→ Written request
From the entries below, please gather each line containing the string "chart".

→ Supplied information
--------------------------------------------------

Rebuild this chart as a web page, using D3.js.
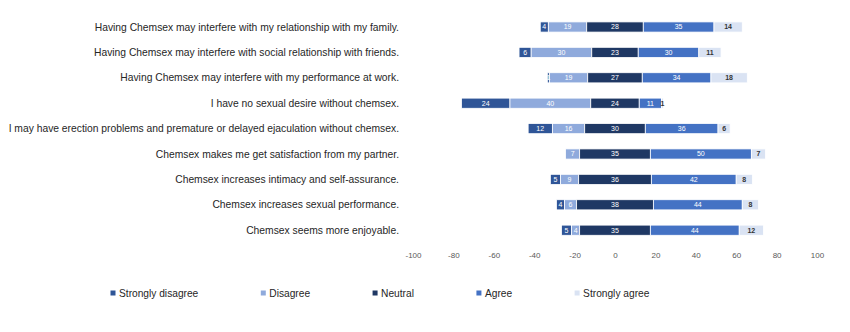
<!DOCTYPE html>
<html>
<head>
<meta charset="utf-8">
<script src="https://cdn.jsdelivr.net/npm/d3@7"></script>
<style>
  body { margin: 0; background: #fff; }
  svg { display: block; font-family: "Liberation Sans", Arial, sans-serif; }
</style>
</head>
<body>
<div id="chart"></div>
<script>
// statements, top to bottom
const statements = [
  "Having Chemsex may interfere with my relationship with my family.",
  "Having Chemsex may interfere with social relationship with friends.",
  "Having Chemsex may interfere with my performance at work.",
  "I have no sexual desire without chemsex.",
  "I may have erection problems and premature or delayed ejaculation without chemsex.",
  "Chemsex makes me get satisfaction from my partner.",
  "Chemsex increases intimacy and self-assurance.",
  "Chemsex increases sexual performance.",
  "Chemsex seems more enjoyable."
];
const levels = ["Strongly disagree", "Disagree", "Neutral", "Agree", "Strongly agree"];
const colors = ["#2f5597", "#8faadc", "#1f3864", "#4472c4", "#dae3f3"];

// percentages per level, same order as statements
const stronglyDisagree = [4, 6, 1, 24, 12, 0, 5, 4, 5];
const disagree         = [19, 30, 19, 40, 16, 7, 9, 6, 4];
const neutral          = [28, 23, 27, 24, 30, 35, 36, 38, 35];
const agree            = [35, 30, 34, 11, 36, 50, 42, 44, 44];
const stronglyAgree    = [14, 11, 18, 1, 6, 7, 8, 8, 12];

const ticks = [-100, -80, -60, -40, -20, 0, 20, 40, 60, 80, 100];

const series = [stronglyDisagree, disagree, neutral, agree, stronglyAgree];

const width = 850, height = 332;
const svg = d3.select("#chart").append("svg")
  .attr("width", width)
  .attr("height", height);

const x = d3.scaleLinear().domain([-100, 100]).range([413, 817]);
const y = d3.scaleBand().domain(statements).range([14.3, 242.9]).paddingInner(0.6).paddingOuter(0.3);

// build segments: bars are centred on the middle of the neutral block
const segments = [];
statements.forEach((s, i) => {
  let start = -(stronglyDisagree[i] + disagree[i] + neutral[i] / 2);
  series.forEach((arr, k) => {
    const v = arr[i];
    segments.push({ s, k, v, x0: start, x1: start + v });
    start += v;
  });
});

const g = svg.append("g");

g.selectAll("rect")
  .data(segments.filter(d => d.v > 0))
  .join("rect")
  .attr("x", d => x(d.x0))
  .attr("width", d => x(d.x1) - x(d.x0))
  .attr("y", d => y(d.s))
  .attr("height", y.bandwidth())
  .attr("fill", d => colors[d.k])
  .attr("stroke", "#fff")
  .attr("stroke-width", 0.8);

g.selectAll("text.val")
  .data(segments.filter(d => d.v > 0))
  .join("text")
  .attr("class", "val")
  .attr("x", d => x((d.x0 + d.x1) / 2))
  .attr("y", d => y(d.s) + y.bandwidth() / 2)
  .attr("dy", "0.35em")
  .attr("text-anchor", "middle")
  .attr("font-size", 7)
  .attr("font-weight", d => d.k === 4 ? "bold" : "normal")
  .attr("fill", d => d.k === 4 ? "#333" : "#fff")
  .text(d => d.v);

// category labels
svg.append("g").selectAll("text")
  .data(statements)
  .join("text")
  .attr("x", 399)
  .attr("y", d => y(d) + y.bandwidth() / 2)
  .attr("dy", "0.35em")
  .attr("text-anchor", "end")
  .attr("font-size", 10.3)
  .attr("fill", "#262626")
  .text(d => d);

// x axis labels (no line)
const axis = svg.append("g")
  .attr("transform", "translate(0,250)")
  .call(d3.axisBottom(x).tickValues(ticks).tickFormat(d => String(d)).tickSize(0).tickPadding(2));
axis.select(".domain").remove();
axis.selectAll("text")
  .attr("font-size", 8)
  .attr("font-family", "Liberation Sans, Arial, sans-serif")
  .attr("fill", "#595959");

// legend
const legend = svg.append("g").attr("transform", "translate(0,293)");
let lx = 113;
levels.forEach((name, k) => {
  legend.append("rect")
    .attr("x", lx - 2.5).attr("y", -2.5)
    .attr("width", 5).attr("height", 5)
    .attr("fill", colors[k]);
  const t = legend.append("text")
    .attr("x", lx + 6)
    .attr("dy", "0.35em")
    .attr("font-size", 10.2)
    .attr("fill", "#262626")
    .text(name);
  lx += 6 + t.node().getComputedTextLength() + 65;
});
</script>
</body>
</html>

--------------------------------------------------

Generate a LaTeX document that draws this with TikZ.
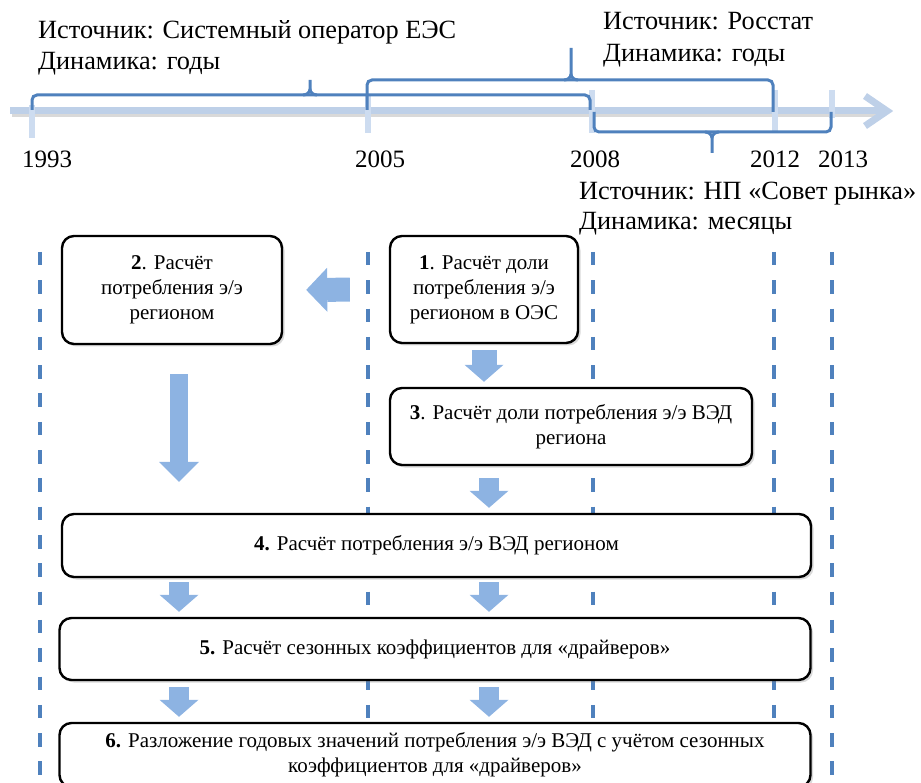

--------------------------------------------------

→ Completed task
Rebuild this chart as a web page, using D3.js.
<div id="chart"></div>
const svg = d3.select("#chart").append("svg")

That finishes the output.